За три дня до этого в Чикаго поехали А. П. Кузьмин (муж А. К. Тарасовой, наш сотрудник), Г. С. Бурджалов и А. А. Кайранский. Первый — для набора русских статистов для «Царя Федора», второй — для репетиций с ними, третий — как переводчик. Бурджалов впервые в поездке взял на себя режиссерские функции, до сих пор он был просто актером, причем занят был только в ролях Василия Шуйского и Костылева. В «Вишневом саде» и «Трех сестрах» он был свободен, но регулярно смотрел эти спектакли, всегда находил какие-нибудь накладки по нашей части, упорно выговаривал нам за них и безжалостно нас пилил. Это был очень странный человек. Василий Иванович считал его образцом честной тупости, видел в нем все свойства доктора Львова из чеховского «Иванова». У него были раз навсегда укоренившиеся взгляды на нормы поведения людей, на этику и эстетику, на то, как в Художественном театре должны идти и обставляться спектакли. Совершенно неизбежные, законные, {572} даже иногда нужные в условиях гастрольной поездки отступления от московского варианта вызывали в нем ядовитую злобу, и он осыпал нас упреками, обзывал халтурщиками, утверждал, что мы губим Художественный театр. Мы с Иваном Яковлевичем платили ему за это откровенной антипатией. То, что он получил задание готовить статистов, очень нас страшило: если бы это у него получилось удачно, кто знает, не назначило бы его наше Правление режиссером-администратором с подчинением ему Постановочной части и уж безусловно меня как помощника режиссера. К нашему счастью (и к несчастью для спектаклей в Чикаго), этого не случилось. Подготовка статистов оказалась ему не под силу, и ни в одном городе ни до, ни после у нас не было так плохо подготовленной народной сцены. Но об этом дальше.

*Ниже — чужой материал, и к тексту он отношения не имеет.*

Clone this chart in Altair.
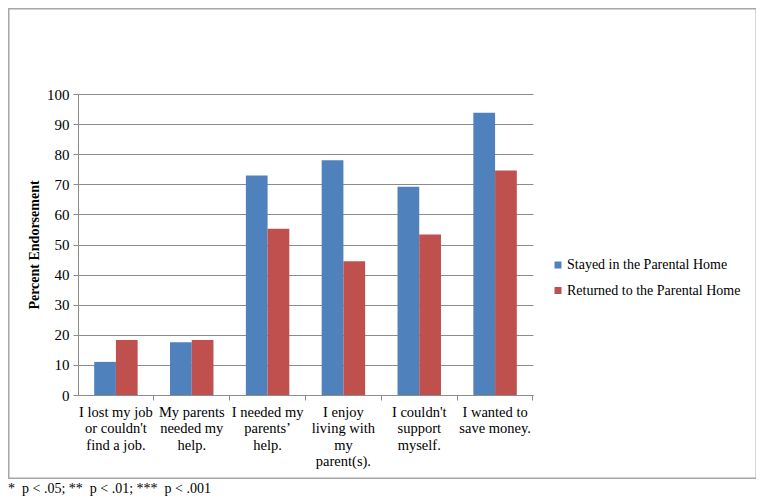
import altair as alt
import pandas as pd

categories = [
    "I lost my job|or couldn't|find a job.",
    "My parents|needed my|help.",
    "I needed my|parents’|help.",
    "I enjoy|living with|my|parent(s).",
    "I couldn't|support|myself.",
    "I wanted to|save money.",
]
series = ["Stayed in the Parental Home", "Returned to the Parental Home"]
stayed = [11.0, 17.5, 72.9, 78.0, 69.2, 93.8]
returned = [18.3, 18.3, 55.2, 44.4, 53.3, 74.6]
y_ticks = [0, 10, 20, 30, 40, 50, 60, 70, 80, 90, 100]
footnote = "*\u00a0\u00a0p < .05; **\u00a0\u00a0p < .01; ***\u00a0\u00a0p < .001"

rows = []
for c, s, r in zip(categories, stayed, returned):
    rows.append({"category": c, "series": series[0], "value": s})
    rows.append({"category": c, "series": series[1], "value": r})
df = pd.DataFrame(rows)

FONT = "'Liberation Serif', 'Times New Roman', Times, serif"
GRID = "#8c8c8c"
W, H = 455, 301

x_scale = alt.Scale(domain=categories, paddingInner=0.427, paddingOuter=0.2135)

bars = alt.Chart(df).mark_bar().encode(
    x=alt.X(
        "category:N",
        sort=categories,
        scale=x_scale,
        axis=alt.Axis(
            title=None,
            orient="bottom",
            labelExpr="split(datum.label, '|')",
            labelAngle=0,
            labelFont=FONT,
            labelFontSize=14.5,
            labelColor="black",
            labelLineHeight=16.5,
            labelPadding=10,
            labelLimit=300,
            ticks=False,
            tickSize=0,
            domain=False,
            grid=False,
        ),
    ),
    xOffset=alt.XOffset(
        "series:N",
        sort=series,
        scale=alt.Scale(domain=series, paddingInner=0, paddingOuter=0),
    ),
    y=alt.Y(
        "value:Q",
        scale=alt.Scale(domain=[0, 100], nice=False),
        axis=alt.Axis(
            title="Percent Endorsement",
            values=y_ticks,
            labelFont=FONT,
            labelFontSize=15,
            labelColor="black",
            labelPadding=4,
            tickSize=5,
            tickColor=GRID,
            domainColor=GRID,
            gridColor=GRID,
            grid=True,
            titleFont=FONT,
            titleFontSize=14,
            titleFontWeight="bold",
            titleColor="black",
            titlePadding=5,
        ),
    ),
    color=alt.Color(
        "series:N",
        sort=series,
        scale=alt.Scale(domain=series, range=["#4F81BD", "#C0504D"]),
        legend=alt.Legend(
            title=None,
            orient="none",
            legendX=473,
            legendY=164,
            symbolType="square",
            symbolSize=49,
            symbolStrokeWidth=0,
            labelFont=FONT,
            labelFontSize=14,
            labelColor="black",
            labelOffset=2,
            rowPadding=11.5,
            padding=0,
            labelLimit=300,
        ),
    ),
)

ticks_layer = alt.Chart(df).mark_point(opacity=0).encode(
    x=alt.X(
        "category:N",
        sort=categories,
        scale=x_scale,
        axis=alt.Axis(
            title=None,
            orient="bottom",
            labels=False,
            ticks=True,
            tickSize=5,
            tickColor=GRID,
            domain=True,
            domainColor=GRID,
            grid=False,
            bandPosition=1.3726,
        ),
    ),
    y=alt.value(0),
)

frame = alt.Chart(pd.DataFrame({"k": [0]})).mark_rect(
    filled=False, stroke="#a6a6a6", strokeWidth=1.5
).encode(
    x=alt.value(-69.25), x2=alt.value(678.3), y=alt.value(-85.25), y2=alt.value(384.3)
)

note = alt.Chart(pd.DataFrame({"t": [footnote]})).mark_text(
    align="left", baseline="alphabetic", font=FONT, fontSize=14, color="black"
).encode(x=alt.value(-70), y=alt.value(399), text="t:N")

chart = (
    alt.layer(frame, bars, ticks_layer, note)
    .resolve_axis(x="independent")
    .properties(
        width=W,
        height=H,
        autosize=alt.AutoSizeParams(type="none"),
        padding={"left": 70, "top": 86, "right": 223, "bottom": 101},
        background="white",
    )
    .configure_view(strokeWidth=0)
)

chart.save("out.html", embed_options={"renderer": "svg", "actions": False})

Утром в воскресенье, 1 апреля, мы собрались на Гранд Сентрал, самом большом вокзале Нью-Йорка. Он находился в центре города и весь был расположен под землей. Никогда мы ничего подобного по благоустройству, чистоте, порядку, удобству и тишине не видели. Просторные белые, чистые, тихие подземные коридоры вели из огромных кассовых залов прямо к поездам. От входной двери до самого поезда через каждые 10 – 15 метров висели серые плакаты с белой чайкой и с надписью: «К специальному поезду МХАТ». Это был «сервис» Геста. Но нас всех поразили покой и тишина, так не свойственные вокзалу вообще и всему в Америке особенно. Это был первый вокзал в моей жизни, где полностью отсутствовала всякая суета, и первое общественное место в Нью-Йорке, где не было шума, такого обычного в его метро, в его магазинах, на его улицах. Никаких гудков, звонков, криков. В коридоре-перроне, у которого стоял наш поезд, никаких поездов больше не было, не было и никаких других пассажиров, только мы, человек пятьдесят провожающих, пресса, фотографы, кинорепортеры. За минуту до отхода стоявший у каждой двери вагона улыбающийся негр в белоснежной форме тихо предложил всем занять места, втащил в вагон обитую красным бархатом ступеньку, двери закрылись, и поезд беззвучно и мягко отошел. Около часа мы ехали под землей и над городом, поезд был прицеплен к электровозу (в те времена никем из нас не виданному); через час, когда мы выехали за пределы города, {573} нам дали мощный паровоз и мы помчались с бешеной скоростью. В пределах города паровозы были запрещены.
Наш «специальный поезд» (special train) состоял из трех пассажирских вагонов, трех товарных для декораций и одного вагона-ресторана. Устройство вагонов оказалось совсем необычным для европейского глаза. В начале вагона с одной стороны была большая просторная курилка с несколькими умывальниками, из которой — ход в мужскую уборную; с другой стороны было одно трехместное купе («дамское») и рядом с ним женская уборная с умывальниками. Весь остальной вагон был общий, состоял из скамеечек шириной в метр, расположенных лицом друг к другу, перпендикулярно стене вагона.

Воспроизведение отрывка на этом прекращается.